* [YOUR OBJECTIVE]:
Copy out exactly the lines from the one holding "What React, TypeScript" through the one holding "const xTicks = [0, 2.5, 5, 7.5];", ends included; omit images.

* [GIVEN DATA]:
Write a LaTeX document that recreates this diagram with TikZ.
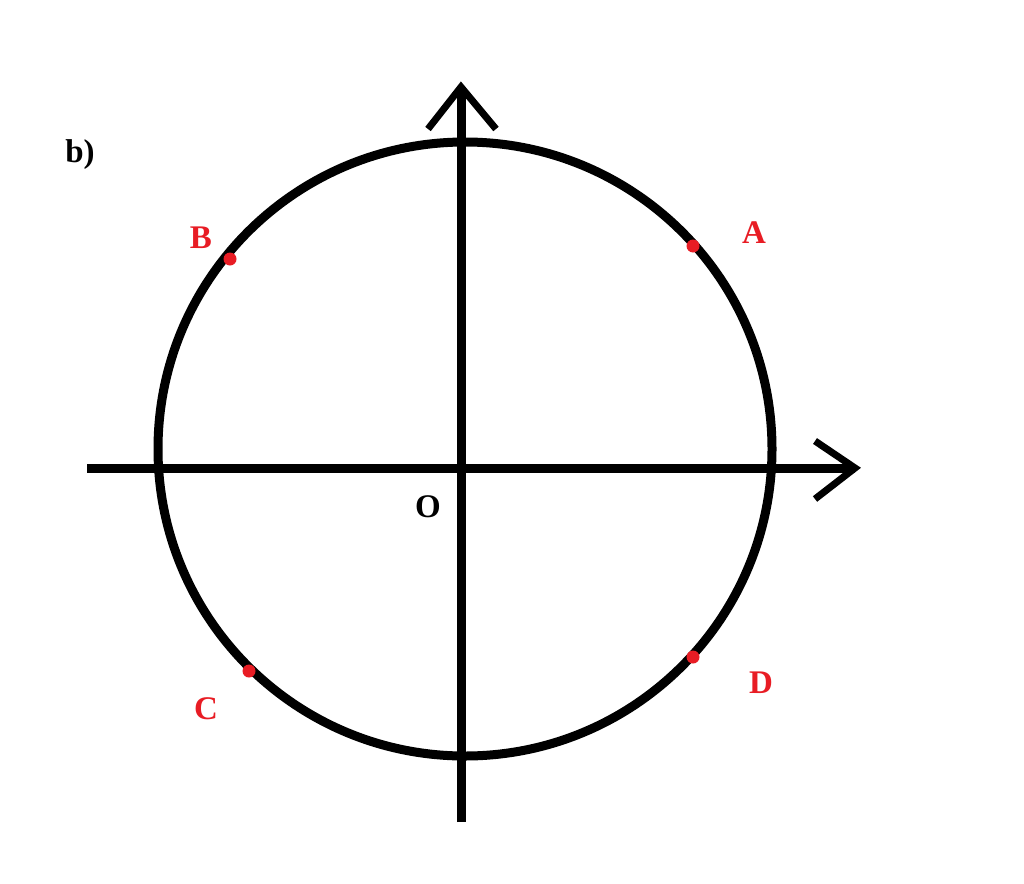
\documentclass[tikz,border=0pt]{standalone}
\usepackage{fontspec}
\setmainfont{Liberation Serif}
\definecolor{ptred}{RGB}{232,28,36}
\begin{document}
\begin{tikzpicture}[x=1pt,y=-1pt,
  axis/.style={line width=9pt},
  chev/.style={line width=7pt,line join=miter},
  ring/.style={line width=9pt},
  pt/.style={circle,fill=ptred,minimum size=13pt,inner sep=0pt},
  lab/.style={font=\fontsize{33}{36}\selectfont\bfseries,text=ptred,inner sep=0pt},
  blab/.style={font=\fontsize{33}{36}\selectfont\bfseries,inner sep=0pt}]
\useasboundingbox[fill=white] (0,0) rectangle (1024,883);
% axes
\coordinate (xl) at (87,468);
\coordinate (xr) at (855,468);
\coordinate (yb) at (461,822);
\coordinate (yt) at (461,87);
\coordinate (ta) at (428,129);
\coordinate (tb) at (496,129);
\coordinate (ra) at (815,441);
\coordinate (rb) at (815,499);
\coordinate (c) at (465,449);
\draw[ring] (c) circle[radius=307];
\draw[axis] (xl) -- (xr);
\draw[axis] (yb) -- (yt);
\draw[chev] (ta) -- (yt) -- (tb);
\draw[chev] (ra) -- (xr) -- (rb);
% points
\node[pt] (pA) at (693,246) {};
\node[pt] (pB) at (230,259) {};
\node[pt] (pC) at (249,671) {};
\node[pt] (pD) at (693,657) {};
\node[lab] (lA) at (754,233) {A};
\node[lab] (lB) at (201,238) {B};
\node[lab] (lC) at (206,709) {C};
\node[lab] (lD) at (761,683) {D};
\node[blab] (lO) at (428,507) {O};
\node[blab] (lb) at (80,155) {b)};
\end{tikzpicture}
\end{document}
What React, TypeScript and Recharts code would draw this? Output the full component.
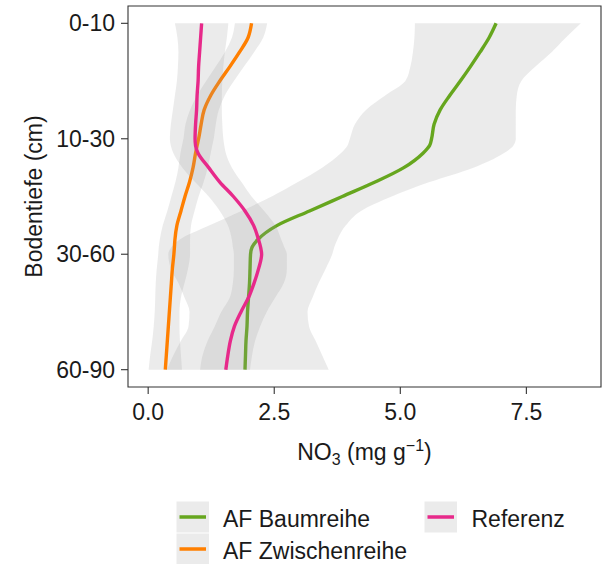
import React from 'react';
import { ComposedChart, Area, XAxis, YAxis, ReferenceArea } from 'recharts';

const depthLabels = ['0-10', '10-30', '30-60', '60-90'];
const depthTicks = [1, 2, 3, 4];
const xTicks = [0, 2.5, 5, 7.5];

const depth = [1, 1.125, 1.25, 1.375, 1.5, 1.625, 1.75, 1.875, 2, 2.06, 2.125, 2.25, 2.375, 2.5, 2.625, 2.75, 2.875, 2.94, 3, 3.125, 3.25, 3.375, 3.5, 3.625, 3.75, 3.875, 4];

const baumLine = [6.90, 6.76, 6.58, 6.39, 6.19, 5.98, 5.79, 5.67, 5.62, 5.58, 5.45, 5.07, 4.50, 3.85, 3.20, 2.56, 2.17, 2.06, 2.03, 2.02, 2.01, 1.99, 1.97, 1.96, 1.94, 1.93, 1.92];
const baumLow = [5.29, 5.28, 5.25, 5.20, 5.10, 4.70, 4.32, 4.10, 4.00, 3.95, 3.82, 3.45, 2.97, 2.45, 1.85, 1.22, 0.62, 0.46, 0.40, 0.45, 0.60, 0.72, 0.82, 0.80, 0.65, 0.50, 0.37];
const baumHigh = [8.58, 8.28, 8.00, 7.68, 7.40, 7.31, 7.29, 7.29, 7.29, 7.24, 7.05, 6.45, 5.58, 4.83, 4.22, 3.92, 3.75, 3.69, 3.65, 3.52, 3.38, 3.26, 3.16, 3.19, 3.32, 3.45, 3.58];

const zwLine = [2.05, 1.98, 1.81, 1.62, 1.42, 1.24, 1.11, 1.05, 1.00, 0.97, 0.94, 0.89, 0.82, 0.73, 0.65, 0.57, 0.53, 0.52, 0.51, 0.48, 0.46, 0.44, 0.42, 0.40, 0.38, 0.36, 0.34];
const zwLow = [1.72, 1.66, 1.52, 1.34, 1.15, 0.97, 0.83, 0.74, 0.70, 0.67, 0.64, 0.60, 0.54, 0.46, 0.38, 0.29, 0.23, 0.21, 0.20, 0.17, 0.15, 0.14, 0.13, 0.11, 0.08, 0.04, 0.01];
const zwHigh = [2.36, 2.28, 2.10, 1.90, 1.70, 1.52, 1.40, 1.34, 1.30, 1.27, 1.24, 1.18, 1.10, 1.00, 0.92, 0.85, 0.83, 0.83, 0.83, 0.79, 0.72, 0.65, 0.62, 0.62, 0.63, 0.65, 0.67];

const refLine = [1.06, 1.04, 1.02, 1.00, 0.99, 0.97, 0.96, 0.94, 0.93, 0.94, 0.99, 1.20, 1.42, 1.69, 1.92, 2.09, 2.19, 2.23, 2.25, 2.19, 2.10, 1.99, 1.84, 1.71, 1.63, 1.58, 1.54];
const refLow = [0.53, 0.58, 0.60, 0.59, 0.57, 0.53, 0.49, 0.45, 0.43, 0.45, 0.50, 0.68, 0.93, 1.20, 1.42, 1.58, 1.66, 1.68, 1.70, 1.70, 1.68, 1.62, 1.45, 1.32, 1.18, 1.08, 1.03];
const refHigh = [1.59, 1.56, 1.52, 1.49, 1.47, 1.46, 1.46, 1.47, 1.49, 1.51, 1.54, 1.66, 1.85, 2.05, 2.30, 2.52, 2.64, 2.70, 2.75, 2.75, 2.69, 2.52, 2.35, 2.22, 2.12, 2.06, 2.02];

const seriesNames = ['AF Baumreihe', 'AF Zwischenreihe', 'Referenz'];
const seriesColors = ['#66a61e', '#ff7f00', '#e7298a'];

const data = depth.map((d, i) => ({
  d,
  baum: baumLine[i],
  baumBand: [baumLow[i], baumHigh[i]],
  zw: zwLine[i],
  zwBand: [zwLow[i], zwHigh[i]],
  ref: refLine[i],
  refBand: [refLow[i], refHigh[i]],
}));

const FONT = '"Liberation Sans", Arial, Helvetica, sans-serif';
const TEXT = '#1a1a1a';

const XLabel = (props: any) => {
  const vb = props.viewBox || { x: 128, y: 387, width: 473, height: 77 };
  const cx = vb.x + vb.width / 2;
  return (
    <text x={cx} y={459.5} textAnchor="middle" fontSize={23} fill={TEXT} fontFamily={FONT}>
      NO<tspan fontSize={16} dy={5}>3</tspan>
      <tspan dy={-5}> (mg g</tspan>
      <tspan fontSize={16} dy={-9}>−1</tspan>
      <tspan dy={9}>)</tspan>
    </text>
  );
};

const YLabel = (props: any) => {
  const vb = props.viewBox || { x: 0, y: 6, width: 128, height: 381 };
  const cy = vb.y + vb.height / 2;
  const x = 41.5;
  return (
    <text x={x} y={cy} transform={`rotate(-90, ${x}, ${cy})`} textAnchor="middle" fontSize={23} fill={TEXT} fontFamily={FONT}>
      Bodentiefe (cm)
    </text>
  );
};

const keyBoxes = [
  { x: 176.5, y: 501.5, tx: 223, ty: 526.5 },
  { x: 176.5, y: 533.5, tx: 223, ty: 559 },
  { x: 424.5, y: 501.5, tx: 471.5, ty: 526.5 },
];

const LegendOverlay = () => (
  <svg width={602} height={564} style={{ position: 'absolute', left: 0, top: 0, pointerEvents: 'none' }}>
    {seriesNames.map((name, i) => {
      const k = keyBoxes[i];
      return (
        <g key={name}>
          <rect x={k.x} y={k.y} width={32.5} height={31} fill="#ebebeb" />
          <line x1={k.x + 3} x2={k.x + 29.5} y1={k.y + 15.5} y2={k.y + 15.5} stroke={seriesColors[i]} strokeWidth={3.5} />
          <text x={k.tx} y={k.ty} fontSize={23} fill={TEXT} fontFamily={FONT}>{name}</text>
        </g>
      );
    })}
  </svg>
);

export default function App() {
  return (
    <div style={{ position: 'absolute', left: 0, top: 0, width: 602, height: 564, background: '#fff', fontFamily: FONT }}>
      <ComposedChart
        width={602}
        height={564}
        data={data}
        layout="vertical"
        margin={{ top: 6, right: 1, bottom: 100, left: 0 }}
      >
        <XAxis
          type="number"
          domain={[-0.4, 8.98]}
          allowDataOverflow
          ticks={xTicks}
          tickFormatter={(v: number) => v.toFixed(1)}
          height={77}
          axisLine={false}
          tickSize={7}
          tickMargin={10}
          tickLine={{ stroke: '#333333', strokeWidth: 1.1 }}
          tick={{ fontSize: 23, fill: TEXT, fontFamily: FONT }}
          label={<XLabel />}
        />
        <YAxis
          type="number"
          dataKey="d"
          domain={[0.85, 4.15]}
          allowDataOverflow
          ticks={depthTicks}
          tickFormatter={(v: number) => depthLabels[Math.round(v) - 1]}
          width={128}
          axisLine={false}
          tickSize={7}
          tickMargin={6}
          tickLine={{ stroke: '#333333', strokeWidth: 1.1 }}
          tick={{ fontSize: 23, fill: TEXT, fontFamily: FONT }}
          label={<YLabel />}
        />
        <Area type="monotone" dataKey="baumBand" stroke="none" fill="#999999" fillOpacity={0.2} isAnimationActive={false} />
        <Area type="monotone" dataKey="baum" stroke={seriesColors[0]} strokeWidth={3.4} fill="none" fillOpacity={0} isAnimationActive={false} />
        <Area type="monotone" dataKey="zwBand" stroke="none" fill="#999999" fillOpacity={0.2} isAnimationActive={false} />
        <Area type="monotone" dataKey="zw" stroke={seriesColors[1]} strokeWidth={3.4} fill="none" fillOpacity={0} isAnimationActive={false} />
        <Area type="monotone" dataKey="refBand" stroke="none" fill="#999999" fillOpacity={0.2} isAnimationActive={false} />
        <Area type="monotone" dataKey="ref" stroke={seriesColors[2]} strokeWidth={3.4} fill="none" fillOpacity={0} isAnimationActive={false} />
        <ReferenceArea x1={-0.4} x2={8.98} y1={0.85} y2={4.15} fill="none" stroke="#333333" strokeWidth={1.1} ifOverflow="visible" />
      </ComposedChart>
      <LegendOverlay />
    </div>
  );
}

* [TASK SOLUTION]:
What React, TypeScript and Recharts code would draw this? Output the full component.
import React from 'react';
import { ComposedChart, Area, XAxis, YAxis, ReferenceArea } from 'recharts';

const depthLabels = ['0-10', '10-30', '30-60', '60-90'];
const depthTicks = [1, 2, 3, 4];
const xTicks = [0, 2.5, 5, 7.5];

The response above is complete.